_Stored data_
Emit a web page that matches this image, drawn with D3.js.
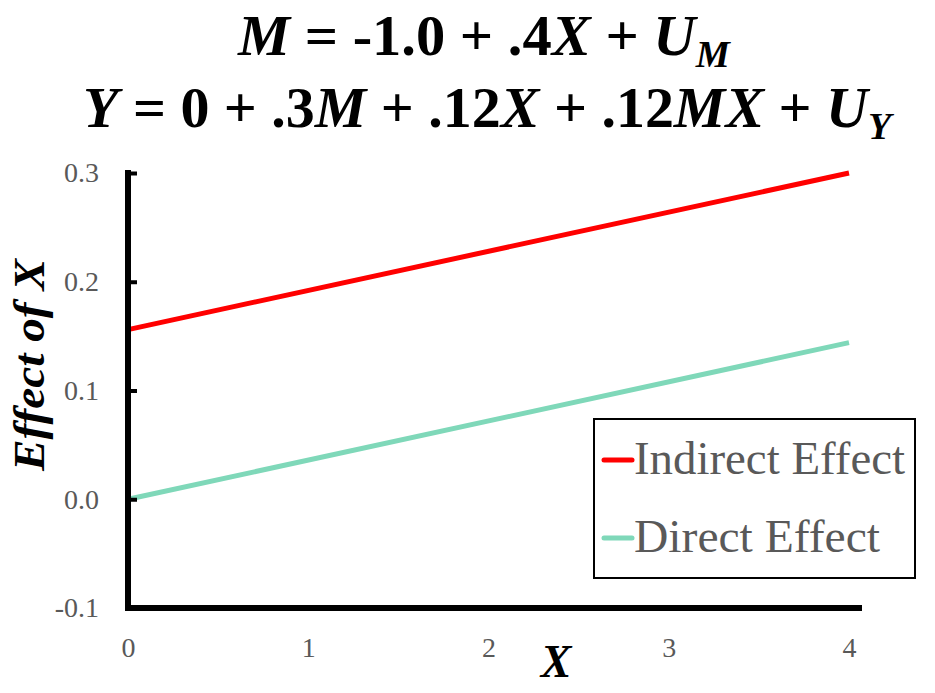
<!DOCTYPE html>
<html><head><meta charset="utf-8">
<script src="https://cdn.jsdelivr.net/npm/d3@7"></script>
<style>body{margin:0;background:#fff}svg{display:block}</style>
</head><body>
<svg id="c" width="935" height="693"></svg>
<script>
const xValues = [0, 4];
const indirectEffect = [0.156, 0.300];
const directEffect = [0.000, 0.144];
const xTicks = [0, 1, 2, 3, 4];
const yTicks = [-0.1, 0.0, 0.1, 0.2, 0.3];
const seriesNames = ["Indirect Effect", "Direct Effect"];
const seriesColors = ["#ff0000", "#7fd8b9"];
const titleLine1 = [["M",1,0],[" = -1.0 + .4",0,0],["X",1,0],[" + ",0,0],["U",1,0],["M",1,1]];
const titleLine2 = [["Y",1,0],[" = 0 + .3",0,0],["M",1,0],[" + .12",0,0],["X",1,0],[" + .12",0,0],["MX",1,0],[" + ",0,0],["U",1,0],["Y",1,1]];

const svg = d3.select("#c");
const serif = "Liberation Serif, Times New Roman, serif";
const x = d3.scaleLinear().domain([0, 4]).range([128, 849]);
const y = d3.scaleLinear().domain([-0.1, 0.3]).range([608, 173]);

// Title
function titleLine(parts, cx, baseline, targetW) {
  const t = svg.append("text").attr("x", 0).attr("y", 0)
    .attr("font-family", serif).attr("font-weight", "bold").attr("font-size", 58);
  let sub = false;
  parts.forEach(([s, it, sb]) => {
    const ts = t.append("tspan").text(s).attr("font-style", it ? "italic" : "normal");
    if (sb && !sub) { ts.attr("font-size", 38).attr("dy", 12); sub = true; }
  });
  const bb = t.node().getBBox();
  const sx = targetW / bb.width;
  t.attr("transform", `translate(${cx - sx * (bb.x + bb.width / 2)},${baseline}) scale(${sx},1)`);
}
titleLine(titleLine1, 484, 55, 494);
titleLine(titleLine2, 489, 127, 812);

// Lines
const line = d3.line().x((d, i) => x(xValues[i])).y(d => y(d));
[indirectEffect, directEffect].forEach((s, i) => {
  svg.append("path").datum(s).attr("d", line)
    .attr("fill", "none").attr("stroke", seriesColors[i]).attr("stroke-width", 5);
});

// Y axis
const fmtY = d => d3.format(".1f")(d).replace("\u2212", "-");
const yAxis = svg.append("g").attr("transform", `translate(${x(0)},0)`)
  .call(d3.axisLeft(y).tickValues(yTicks).tickFormat(fmtY).tickSizeInner(-9).tickSizeOuter(0).tickPadding(29));
yAxis.select(".domain").remove();
yAxis.selectAll(".tick line").attr("stroke", "#000").attr("stroke-width", 4);
yAxis.selectAll(".tick text").attr("font-family", serif).attr("font-size", 28).attr("fill", "#595959");
svg.append("line").attr("x1", x(0)).attr("x2", x(0)).attr("y1", y(0.3) - 3).attr("y2", y(-0.1) + 2)
  .attr("stroke", "#000").attr("stroke-width", 6);

// X axis
const xAxis = svg.append("g").attr("transform", `translate(0,${y(-0.1)})`)
  .call(d3.axisBottom(x).tickValues(xTicks).tickFormat(d3.format("d")).tickSize(0).tickPadding(29));
xAxis.select(".domain").remove();
xAxis.selectAll(".tick text").attr("font-family", serif).attr("font-size", 28).attr("fill", "#595959");
svg.append("line").attr("x1", x(0) - 3).attr("x2", x(4) + 13).attr("y1", y(-0.1)).attr("y2", y(-0.1))
  .attr("stroke", "#000").attr("stroke-width", 6);

// Axis titles
svg.append("text").attr("transform", `translate(44,365) rotate(-90)`).attr("text-anchor", "middle")
  .attr("font-family", serif).attr("font-weight", "bold").attr("font-style", "italic").attr("font-size", 44)
  .attr("textLength", 212).attr("lengthAdjust", "spacingAndGlyphs")
  .text("Effect of X");
svg.append("text").attr("x", 556).attr("y", 677).attr("text-anchor", "middle")
  .attr("font-family", serif).attr("font-weight", "bold").attr("font-style", "italic").attr("font-size", 46)
  .text("X");

// Legend
const lg = svg.append("g");
lg.append("rect").attr("x", 594).attr("y", 419).attr("width", 321).attr("height", 159)
  .attr("fill", "#fff").attr("stroke", "#000").attr("stroke-width", 2);
const legendW = [271, 246];
seriesNames.forEach((n, i) => {
  const cy = 460 + i * 78;
  lg.append("line").attr("x1", 604).attr("x2", 632).attr("y1", cy).attr("y2", cy)
    .attr("stroke", seriesColors[i]).attr("stroke-width", 5).attr("stroke-linecap", "round");
  lg.append("text").attr("x", 634).attr("y", cy + 14).attr("font-family", serif).attr("font-size", 46)
    .attr("textLength", legendW[i]).attr("lengthAdjust", "spacingAndGlyphs")
    .attr("fill", "#595959").text(n);
});
</script>
</body></html>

_Exercise description_
Copy the whole of the material above exactly, but not its images.

_Exercise solution_
Emit a web page that matches this image, drawn with D3.js.
<!DOCTYPE html>
<html><head><meta charset="utf-8">
<script src="https://cdn.jsdelivr.net/npm/d3@7"></script>
<style>body{margin:0;background:#fff}svg{display:block}</style>
</head><body>
<svg id="c" width="935" height="693"></svg>
<script>
const xValues = [0, 4];
const indirectEffect = [0.156, 0.300];
const directEffect = [0.000, 0.144];
const xTicks = [0, 1, 2, 3, 4];
const yTicks = [-0.1, 0.0, 0.1, 0.2, 0.3];
const seriesNames = ["Indirect Effect", "Direct Effect"];
const seriesColors = ["#ff0000", "#7fd8b9"];
const titleLine1 = [["M",1,0],[" = -1.0 + .4",0,0],["X",1,0],[" + ",0,0],["U",1,0],["M",1,1]];
const titleLine2 = [["Y",1,0],[" = 0 + .3",0,0],["M",1,0],[" + .12",0,0],["X",1,0],[" + .12",0,0],["MX",1,0],[" + ",0,0],["U",1,0],["Y",1,1]];

const svg = d3.select("#c");
const serif = "Liberation Serif, Times New Roman, serif";
const x = d3.scaleLinear().domain([0, 4]).range([128, 849]);
const y = d3.scaleLinear().domain([-0.1, 0.3]).range([608, 173]);

// Title
function titleLine(parts, cx, baseline, targetW) {
  const t = svg.append("text").attr("x", 0).attr("y", 0)
    .attr("font-family", serif).attr("font-weight", "bold").attr("font-size", 58);
  let sub = false;
  parts.forEach(([s, it, sb]) => {
    const ts = t.append("tspan").text(s).attr("font-style", it ? "italic" : "normal");
    if (sb && !sub) { ts.attr("font-size", 38).attr("dy", 12); sub = true; }
  });
  const bb = t.node().getBBox();
  const sx = targetW / bb.width;
  t.attr("transform", `translate(${cx - sx * (bb.x + bb.width / 2)},${baseline}) scale(${sx},1)`);
}
titleLine(titleLine1, 484, 55, 494);
titleLine(titleLine2, 489, 127, 812);

// Lines
const line = d3.line().x((d, i) => x(xValues[i])).y(d => y(d));
[indirectEffect, directEffect].forEach((s, i) => {
  svg.append("path").datum(s).attr("d", line)
    .attr("fill", "none").attr("stroke", seriesColors[i]).attr("stroke-width", 5);
});

// Y axis
const fmtY = d => d3.format(".1f")(d).replace("\u2212", "-");
const yAxis = svg.append("g").attr("transform", `translate(${x(0)},0)`)
  .call(d3.axisLeft(y).tickValues(yTicks).tickFormat(fmtY).tickSizeInner(-9).tickSizeOuter(0).tickPadding(29));
yAxis.select(".domain").remove();
yAxis.selectAll(".tick line").attr("stroke", "#000").attr("stroke-width", 4);
yAxis.selectAll(".tick text").attr("font-family", serif).attr("font-size", 28).attr("fill", "#595959");
svg.append("line").attr("x1", x(0)).attr("x2", x(0)).attr("y1", y(0.3) - 3).attr("y2", y(-0.1) + 2)
  .attr("stroke", "#000").attr("stroke-width", 6);

// X axis
const xAxis = svg.append("g").attr("transform", `translate(0,${y(-0.1)})`)
  .call(d3.axisBottom(x).tickValues(xTicks).tickFormat(d3.format("d")).tickSize(0).tickPadding(29));
xAxis.select(".domain").remove();
xAxis.selectAll(".tick text").attr("font-family", serif).attr("font-size", 28).attr("fill", "#595959");
svg.append("line").attr("x1", x(0) - 3).attr("x2", x(4) + 13).attr("y1", y(-0.1)).attr("y2", y(-0.1))
  .attr("stroke", "#000").attr("stroke-width", 6);

// Axis titles
svg.append("text").attr("transform", `translate(44,365) rotate(-90)`).attr("text-anchor", "middle")
  .attr("font-family", serif).attr("font-weight", "bold").attr("font-style", "italic").attr("font-size", 44)
  .attr("textLength", 212).attr("lengthAdjust", "spacingAndGlyphs")
  .text("Effect of X");
svg.append("text").attr("x", 556).attr("y", 677).attr("text-anchor", "middle")
  .attr("font-family", serif).attr("font-weight", "bold").attr("font-style", "italic").attr("font-size", 46)
  .text("X");

// Legend
const lg = svg.append("g");
lg.append("rect").attr("x", 594).attr("y", 419).attr("width", 321).attr("height", 159)
  .attr("fill", "#fff").attr("stroke", "#000").attr("stroke-width", 2);
const legendW = [271, 246];
seriesNames.forEach((n, i) => {
  const cy = 460 + i * 78;
  lg.append("line").attr("x1", 604).attr("x2", 632).attr("y1", cy).attr("y2", cy)
    .attr("stroke", seriesColors[i]).attr("stroke-width", 5).attr("stroke-linecap", "round");
  lg.append("text").attr("x", 634).attr("y", cy + 14).attr("font-family", serif).attr("font-size", 46)
    .attr("textLength", legendW[i]).attr("lengthAdjust", "spacingAndGlyphs")
    .attr("fill", "#595959").text(n);
});
</script>
</body></html>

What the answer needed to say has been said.